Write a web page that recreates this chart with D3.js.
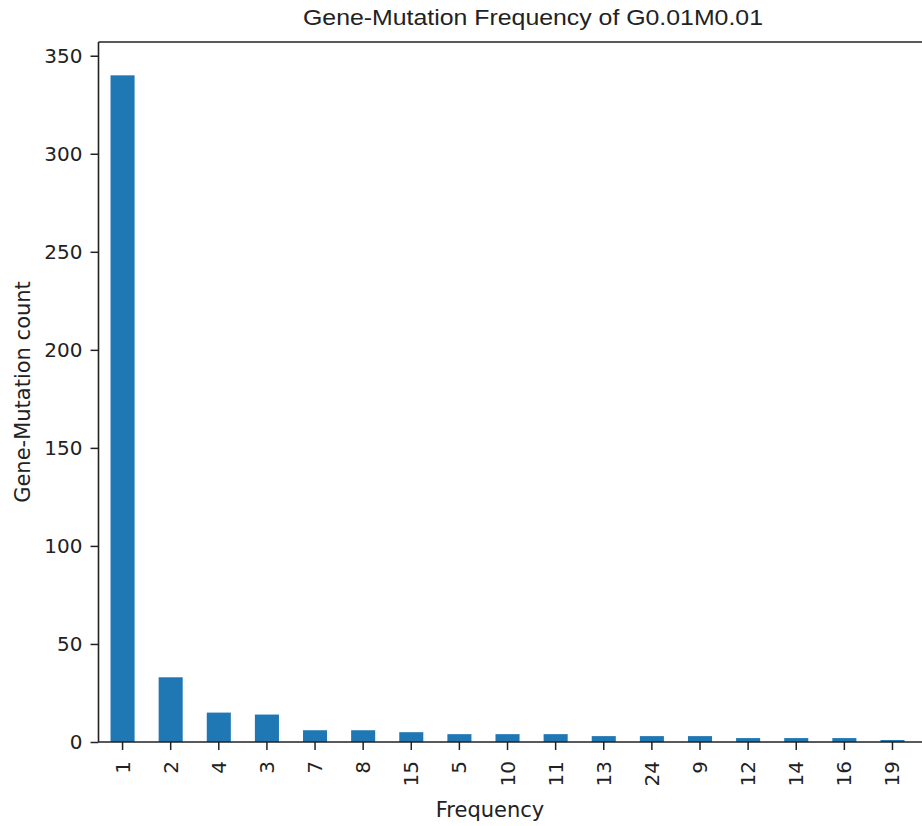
<!DOCTYPE html>
<html>
<head>
<meta charset="utf-8">
<script src="https://cdn.jsdelivr.net/npm/d3@7"></script>
<style>
  html, body { margin: 0; padding: 0; background: #fff; }
  svg { display: block; }
  text { font-family: "DejaVu Sans", sans-serif; fill: #222; }
</style>
</head>
<body>
<svg id="chart" width="922" height="826"></svg>
<script>
const categories = ["1","2","4","3","7","8","15","5","10","11","13","24","9","12","14","16","19"];
const counts = [340, 33, 15, 14, 6, 6, 5, 4, 4, 4, 3, 3, 3, 2, 2, 2, 1];
const yTicks = [0, 50, 100, 150, 200, 250, 300, 350];
const titleText = "Gene-Mutation Frequency of G0.01M0.01";
const xLabelText = "Frequency";
const yLabelText = "Gene-Mutation count";

const W = 922, H = 826;
const plotLeft = 98.5, plotTop = 42, plotBottom = 742;
const step = 48.12;
const plotRight = plotLeft + step * categories.length;

const svg = d3.select("#chart");

const x = d3.scaleBand().domain(categories).range([plotLeft, plotRight]).paddingInner(0.5).paddingOuter(0.25);
const y = d3.scaleLinear().domain([0, 357]).range([plotBottom, plotTop]);

// bars
svg.append("g").selectAll("rect").data(categories).join("rect")
  .attr("x", d => x(d))
  .attr("width", x.bandwidth())
  .attr("y", (d, i) => y(counts[i]))
  .attr("height", (d, i) => y(0) - y(counts[i]))
  .attr("fill", "#1f77b4");

// y axis
const yAxis = svg.append("g").attr("transform", `translate(${plotLeft},0)`)
  .call(d3.axisLeft(y).tickValues(yTicks).tickSize(8).tickPadding(8).tickSizeOuter(0));
yAxis.select(".domain").remove();
yAxis.selectAll(".tick line").attr("stroke", "#222").attr("stroke-width", 1.5);
yAxis.selectAll(".tick text").style("font-size", "20px").attr("fill", "#222")
  .style("font-family", "DejaVu Sans, sans-serif");

// x axis
const xAxis = svg.append("g").attr("transform", `translate(0,${plotBottom})`)
  .call(d3.axisBottom(x).tickSize(8).tickSizeOuter(0));
xAxis.select(".domain").remove();
xAxis.selectAll(".tick line").attr("stroke", "#222").attr("stroke-width", 1.5);
xAxis.selectAll(".tick text")
  .style("font-size", "20px").attr("fill", "#222")
  .style("font-family", "DejaVu Sans, sans-serif")
  .attr("text-anchor", "end")
  .attr("x", 0).attr("y", 0)
  .attr("dy", "0.35em")
  .attr("transform", "translate(0,19) rotate(-90)");

// spines (right spine lies outside the cropped image)
const spines = svg.append("g").attr("stroke", "#222").attr("stroke-width", 1.6).attr("fill", "none");
spines.append("line").attr("x1", plotLeft).attr("x2", W).attr("y1", plotTop).attr("y2", plotTop);
spines.append("line").attr("x1", plotLeft).attr("x2", W).attr("y1", plotBottom).attr("y2", plotBottom);
spines.append("line").attr("x1", plotLeft).attr("x2", plotLeft).attr("y1", plotTop).attr("y2", plotBottom);

// title
svg.append("text").attr("x", 533).attr("y", 25)
  .attr("text-anchor", "middle").style("font-size", "21.5px")
  .style("font-family", "Liberation Sans, Arial, sans-serif")
  .attr("textLength", 460).attr("lengthAdjust", "spacingAndGlyphs")
  .text(titleText);

// x label
svg.append("text").attr("x", 490).attr("y", 817)
  .attr("text-anchor", "middle").style("font-size", "21px")
  .text(xLabelText);

// y label
svg.append("text").attr("transform", `translate(30,${(plotTop + plotBottom) / 2}) rotate(-90)`)
  .attr("text-anchor", "middle").style("font-size", "21px")
  .text(yLabelText);
</script>
</body>
</html>
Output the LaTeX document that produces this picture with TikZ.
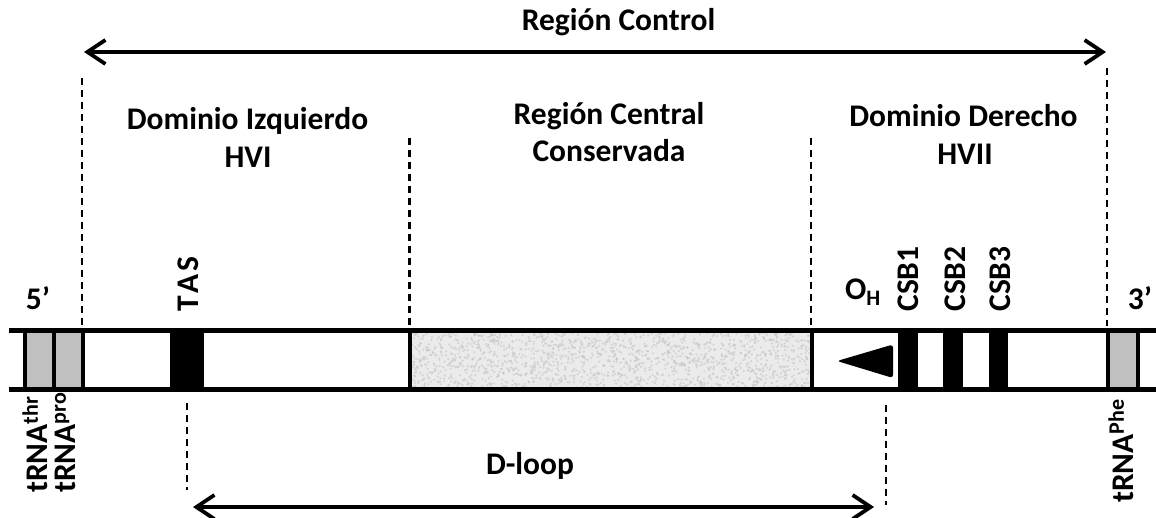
\documentclass[tikz,border=0pt]{standalone}
\usepackage{fontspec}
\setmainfont{Carlito}
\usetikzlibrary{arrows.meta}
\definecolor{trnagray}{HTML}{C0C0C0}
\definecolor{coregray}{HTML}{EBEBEB}
\definecolor{speckle}{HTML}{C4C4C4}
\begin{document}
\begin{tikzpicture}[x=1pt,y=-1pt,
  lbl/.style={font=\fontsize{31.5}{38}\selectfont\bfseries, inner sep=0pt},
  guide/.style={line width=2.8pt, dash pattern=on 7pt off 5pt},
  span/.style={line width=3.8pt,
    {Straight Barb[length=18pt,width=24pt]}-{Straight Barb[length=18pt,width=24pt]}},
  strand/.style={line width=5pt},
  divider/.style={line width=4pt},
  blockbox/.style={fill=black},
  trnabox/.style={fill=trnagray},
]
\useasboundingbox (0,0) rectangle (1156,518);

% ---- fills inside the strand ----
\fill[trnabox] (25,331) rectangle (53.5,389.5);
\fill[trnabox] (53.5,331) rectangle (82.5,389.5);
\fill[trnabox] (1108,331) rectangle (1138,389.5);
\fill[coregray] (410,331) rectangle (812,389.5);
\begin{scope}
  \clip (410,331) rectangle (812,389.5);
  \pgfmathsetseed{11}
  \foreach \i in {1,...,1600}{
    \pgfmathsetmacro\px{410+402*rnd}
    \pgfmathsetmacro\py{333+55*rnd}
    \fill[speckle, opacity=0.6] (\px,\py) circle (1.2pt);
  }
\end{scope}
\fill[blockbox] (170,331) rectangle (204,389.5);
\fill[blockbox] (898,331) rectangle (918,389.5);
\fill[blockbox] (943,331) rectangle (963,389.5);
\fill[blockbox] (989,331) rectangle (1008,389.5);
\fill[rounded corners=3pt] (837,361) -- (893,344.5) -- (893,378) -- cycle;

% ---- segment dividers ----
\foreach \x in {25,53.5,82.5,410,812,1108,1138}
  \draw[divider] (\x,331) -- (\x,389.5);

% ---- the two strands ----
\draw[strand] (9,331) -- (1156,331);
\draw[strand] (9,389.5) -- (1156,389.5);

% ---- guide lines ----
\coordinate (g1t) at (82,78);    \coordinate (g1b) at (82,328);
\coordinate (g2t) at (409.5,138); \coordinate (g2b) at (409.5,328);
\coordinate (g3t) at (811,138);  \coordinate (g3b) at (811,328);
\coordinate (g4t) at (1107,68);  \coordinate (g4b) at (1107,326);
\coordinate (d1t) at (187,403);  \coordinate (d1b) at (187,490);
\coordinate (d2t) at (886,405);  \coordinate (d2b) at (886,505);
\draw[guide] (g1t) -- (g1b);
\draw[guide] (g2t) -- (g2b);
\draw[guide] (g3t) -- (g3b);
\draw[guide] (g4t) -- (g4b);
\draw[guide] (d1t) -- (d1b);
\draw[guide] (d2t) -- (d2b);

% ---- span arrows ----
\coordinate (rcL) at (84,52);  \coordinate (rcR) at (1106,52);
\coordinate (dlL) at (193,507); \coordinate (dlR) at (874,507);
\draw[span] (rcL) -- (rcR);
\draw[span] (dlL) -- (dlR);

% ---- labels ----
\node[lbl, anchor=base] (rc) at (618.5,31) {Región Control};
\node[lbl, anchor=base] (di1) at (247.5,130) {Dominio Izquierdo};
\node[lbl, anchor=base] (di2) at (248,168) {HVI};
\node[lbl, anchor=base] (rcc1) at (609,125) {Región Central};
\node[lbl, anchor=base] (rcc2) at (609,162) {Conservada};
\node[lbl, anchor=base] (dd1) at (963.5,127) {Dominio Derecho};
\node[lbl, anchor=base] (dd2) at (965,165) {HVII};
\node[lbl, anchor=base] (five) at (38,310) {5’};
\node[lbl, anchor=base] (three) at (1140,310) {3’};
\node[lbl, anchor=base] (oh) at (863,300) {O\textsubscript{H}};
\node[lbl, rotate=90] (tas) at (188,284) {T\kern2.5pt A\kern2.5pt S};
\node[lbl, rotate=90] (csb1) at (908,279) {CSB1};
\node[lbl, rotate=90] (csb2) at (955,279) {CSB2};
\node[lbl, rotate=90] (csb3) at (1000,279) {CSB3};
\node[lbl, rotate=90, anchor=base west] (thr) at (47,493) {tRNA\textsuperscript{thr}};
\node[lbl, rotate=90, anchor=base west] (pro) at (75,493) {tRNA\textsuperscript{pro}};
\node[lbl, rotate=90, anchor=base west] (phe) at (1133,503) {tRNA\textsuperscript{Phe}};
\node[lbl, anchor=base] (dloop) at (530,474) {D-loop};
\end{tikzpicture}
\end{document}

◆ ◆ ◆

**Work to complete:**
Copy the part that starts at the line with "Output the LaTeX" and finishes at the line with "(0,0) rectangle (1156,518);", both included, and nothing more. Pictures are left out.

**Task output:**
Output the LaTeX document that produces this picture with TikZ.
\documentclass[tikz,border=0pt]{standalone}
\usepackage{fontspec}
\setmainfont{Carlito}
\usetikzlibrary{arrows.meta}
\definecolor{trnagray}{HTML}{C0C0C0}
\definecolor{coregray}{HTML}{EBEBEB}
\definecolor{speckle}{HTML}{C4C4C4}
\begin{document}
\begin{tikzpicture}[x=1pt,y=-1pt,
  lbl/.style={font=\fontsize{31.5}{38}\selectfont\bfseries, inner sep=0pt},
  guide/.style={line width=2.8pt, dash pattern=on 7pt off 5pt},
  span/.style={line width=3.8pt,
    {Straight Barb[length=18pt,width=24pt]}-{Straight Barb[length=18pt,width=24pt]}},
  strand/.style={line width=5pt},
  divider/.style={line width=4pt},
  blockbox/.style={fill=black},
  trnabox/.style={fill=trnagray},
]
\useasboundingbox (0,0) rectangle (1156,518);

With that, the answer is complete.